Thursday, June 20, 2013

Tuesday, or Not?

One of the biggest surprises to me recently has been the emergence of National Review as a location for some quality reporting on Republicans. I've thought of NRO as mostly a cheerleader site, but with Robert Costa taking the lead, it's now becoming a place to get information beyond what today's talking points happen to be. That's good!

That said...I'm more than a little confused about today's item, from Jonathan Strong, claiming that "The Tuesday Group, a moderate-Republican caucus long ignored within the House GOP, is quietly starting to fight back against the conference’s right turn."

The problem? There's really no evidence that House moderates are having any effect at all. In the article, I mean. Typical anecdote:
Tuesday Group members will “get up in a [meeting of the Republican caucus] and express a point of view and basically, the leaders listen to them, but everybody else sort of tunes out,” said former representative Steven LaTourette of Ohio, now the president of the moderate Republican Main Street Partnership.
It goes on like that, reporting on several recent skirmishes that the moderates lost; there's really nothing at all about any successes.

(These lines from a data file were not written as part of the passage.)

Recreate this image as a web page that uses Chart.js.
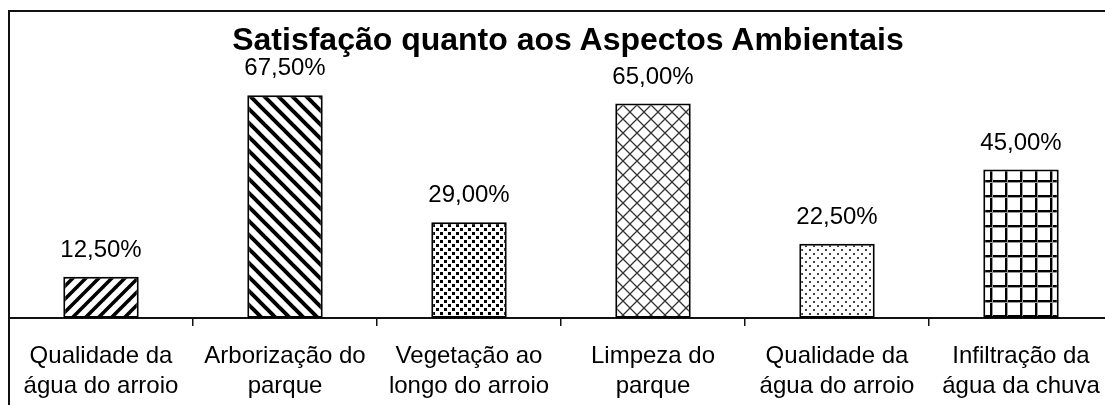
<!DOCTYPE html>
<html>
<head>
<meta charset="utf-8">
<script src="https://cdn.jsdelivr.net/npm/chart.js@4"></script>
<style>
  html, body { margin: 0; padding: 0; background: #fff; overflow: hidden; }
  #wrap { position: relative; width: 1105px; height: 405px; overflow: hidden; }
  #frame { position: absolute; left: 8px; top: 10px; right: -10px; bottom: -10px;
           border-top: 2px solid #111; border-left: 2px solid #111; }
  #title { position: absolute; left: 0; width: 1136px; top: 21px; line-height: 38px;
           text-align: center; color: #000;
           font: bold 32px 'Liberation Sans', Arial, sans-serif; }
  #chart { position: absolute; left: 0; top: 0; }
</style>
</head>
<body>
<div id="wrap">
  <div id="frame"></div>
  <canvas id="chart" width="1120" height="421"></canvas>
  <div id="title">Satisfação quanto aos Aspectos Ambientais</div>
</div>
<script>
const categories = [
  ['Qualidade da', 'água do arroio'],
  ['Arborização do', 'parque'],
  ['Vegetação ao', 'longo do arroio'],
  ['Limpeza do', 'parque'],
  ['Qualidade da', 'água do arroio'],
  ['Infiltração da', 'água da chuva']
];
const satisfaction = [12.5, 67.5, 29.0, 65.0, 22.5, 45.0];

const FONT = "'Liberation Sans', Arial, sans-serif";

const pct = (v) => v.toFixed(2).replace('.', ',') + '%';

// small tiles used as bar fills
function tile(w, h, draw) {
  const c = document.createElement('canvas');
  c.width = w;
  c.height = h;
  const g = c.getContext('2d');
  g.fillStyle = '#fff';
  g.fillRect(0, 0, w, h);
  draw(g, w, h);
  return c;
}

function diagonal(size, width, up) {
  return tile(size, size, (g, w, h) => {
    g.strokeStyle = '#000';
    g.lineWidth = width;
    for (let k = -1; k <= 1; k++) {
      g.beginPath();
      if (up) {
        g.moveTo(k * w - 2, h + 2);
        g.lineTo(k * w + w + 2, -2);
      } else {
        g.moveTo(k * w - 2, -2);
        g.lineTo(k * w + w + 2, h + 2);
      }
      g.stroke();
    }
  });
}

const fills = [
  diagonal(13, 3.5, true),
  diagonal(14, 4, false),
  tile(8, 8, (g) => {
    g.fillStyle = '#000';
    g.fillRect(0, 0, 3, 3);
    g.fillRect(4, 4, 3, 3);
  }),
  tile(14, 14, (g, w, h) => {
    g.strokeStyle = '#333';
    g.lineWidth = 1.3;
    for (let k = -1; k <= 1; k++) {
      g.beginPath();
      g.moveTo(k * w, h); g.lineTo(k * w + w, 0);
      g.moveTo(k * w, 0); g.lineTo(k * w + w, h);
      g.stroke();
    }
  }),
  tile(8, 8, (g) => {
    g.fillStyle = '#444';
    g.fillRect(1, 1, 2, 2);
    g.fillRect(5, 5, 2, 2);
  }),
  tile(15, 15, (g) => {
    g.fillStyle = '#000';
    g.fillRect(0, 0, 15, 2);
    g.fillRect(0, 0, 2, 15);
    g.fillStyle = '#999';
    g.fillRect(0, 2, 15, 1);
    g.fillRect(2, 0, 1, 15);
  })
];

const valueLabels = {
  id: 'valueLabels',
  afterDatasetsDraw(chart) {
    const ctx = chart.ctx;
    const meta = chart.getDatasetMeta(0);
    ctx.save();
    ctx.font = '24px ' + FONT;
    ctx.fillStyle = '#000';
    ctx.textAlign = 'center';
    ctx.textBaseline = 'alphabetic';
    meta.data.forEach((bar, i) => {
      ctx.fillText(pct(satisfaction[i]), bar.x, bar.y - 20);
    });
    ctx.restore();
  }
};

const ctx = document.getElementById('chart').getContext('2d');

new Chart(ctx, {
  type: 'bar',
  data: {
    labels: categories,
    datasets: [{
      data: satisfaction,
      backgroundColor: fills.map((c) => ctx.createPattern(c, 'repeat')),
      borderColor: '#000',
      borderWidth: 2,
      borderSkipped: false,
      categoryPercentage: 1,
      barPercentage: 0.41
    }]
  },
  options: {
    responsive: false,
    animation: false,
    layout: { padding: { left: 9, right: 7, top: 54, bottom: 5 } },
    plugins: {
      legend: { display: false },
      tooltip: { enabled: false },
      title: { display: false }
    },
    scales: {
      x: {
        grid: {
          offset: true,
          drawOnChartArea: false,
          drawTicks: true,
          tickLength: 8,
          color: '#111',
          lineWidth: 1.5
        },
        border: { color: '#111', width: 2 },
        ticks: {
          color: '#000',
          font: { family: FONT, size: 24, lineHeight: 1.25 },
          padding: 15,
          maxRotation: 0,
          autoSkip: false
        }
      },
      y: { display: false, min: 0, max: 80 }
    }
  },
  plugins: [valueLabels]
});
</script>
</body>
</html>
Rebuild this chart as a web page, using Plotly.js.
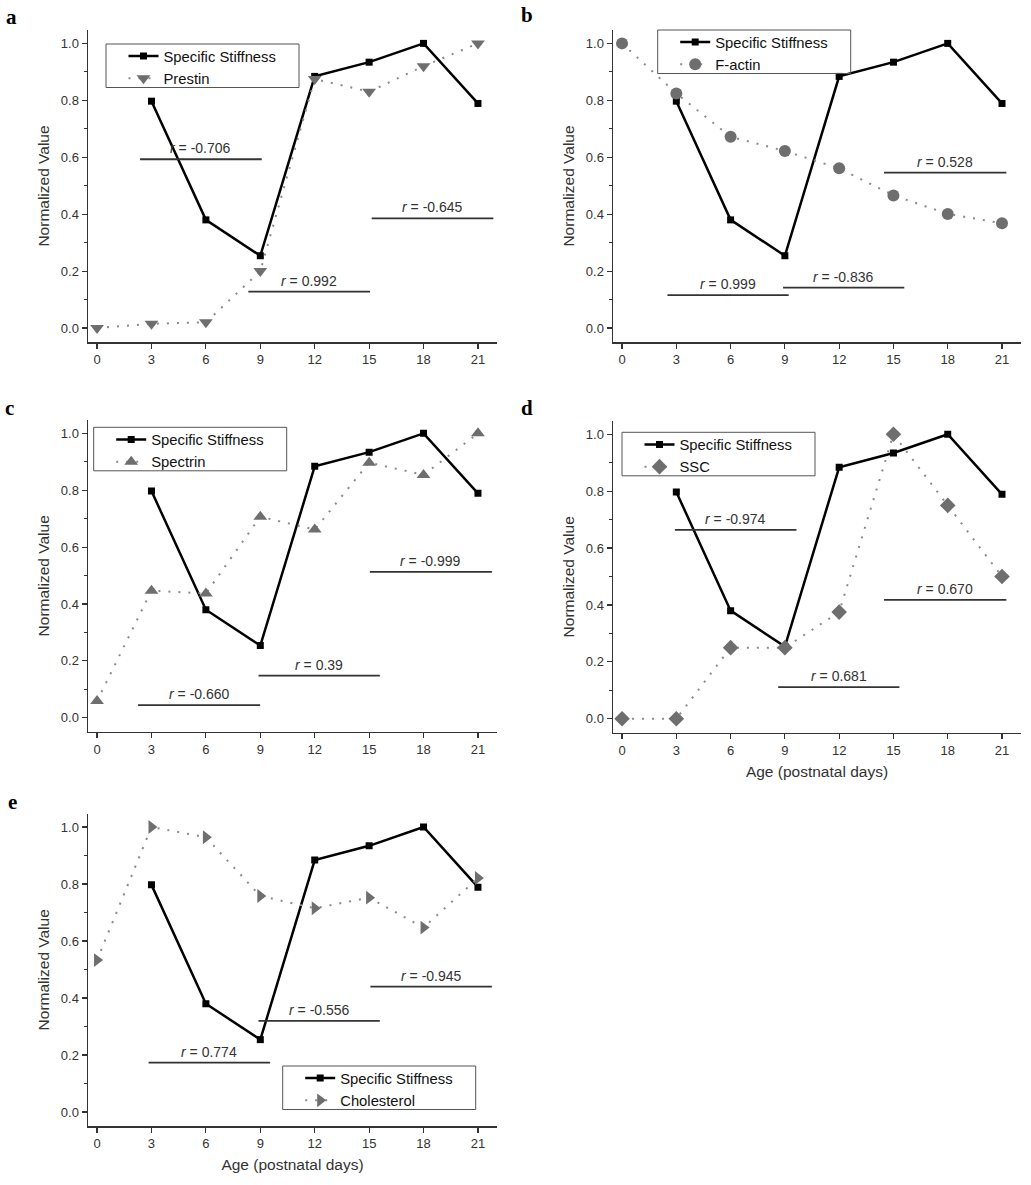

So what's the deal here? Strong noticed the existence of the Tuesday Group, thought there might be a story there, reported it out and found nothing but was already committed to a point of view? Some unexpected editorial decision from NR to show tolerance by throwing a bone to moderates? There really is some sort of resurgence of the moderates -- who, after all, have just as much ability to sink a GOP-only bill in the House as the Gohmert-Bachmann group -- but Strong didn't quite come up with the stories to convince us?

I'll admit: I'm puzzled. Interested, but puzzled.


  1. The Jonathan Strong article reads to me like cheerleading for Republican moderates, i.e. an attempt on the part of NR (or some faction therein) to help the moderate cause get better traction. Perhaps a relevant data point is this: In the weeks just after the election, I read a lot of NR and a lot of the Weekly Standard to see what conservatives were making of the results. The Weekly Standard was all Pravda-like bravado about how the Five Year Plan was working better than expected and shoe production had never been higher. NR post-mortems had a noticeably different tone, much more fretful and worried about the impending death of American civilization and, consequently, more willing to notice changing demographics and the like, if not (obviously) in the same way liberals would. So it would not surprise me if there were now editors at NR hoping to see moderate reform in the GOP. They're not going to go on the attack against people like Eric Cantor directly, but they can write articles drawing favorable attention to those of his colleagues who are willing to challenge him.

    1. Perhaps!

      But wouldn't the better play be to praise the group just to the right of that -- basically, the sane conservatives? They're the ones who really need the help, anyway. The ones who are willing to identify as moderates have already made their bed; it's the sane conservatives who really want to be known as conservatives without having to jump every time Gohmert has some idiot idea.

      Of course, they may see things differently than I do, and presumably they know more about what's going on inside the party than I do. OTOH, they could be trying to do a little pushback but just not be all that good at it.

    2. Right, I would go with "not all that good at it." I seriously doubt that the writers at NR, notwithstanding their contacts in Republican circles and on the Hill, actually have a grasp of party dynamics anywhere near as sophisticated as yours.

  2. What purpose does the power to spike Republican only bills in the House serve for moderates? It's not as though any of those Republican only bills are going anywhere.

  3. The article claims the group is starting to fight. Nothing in it about winning, or having influence, or anything else that implies success.

    1. ^Agreed, JB. The article claims they are fighting and gives examples of it. It doesn't say anywhere that they are successfully exerting influence.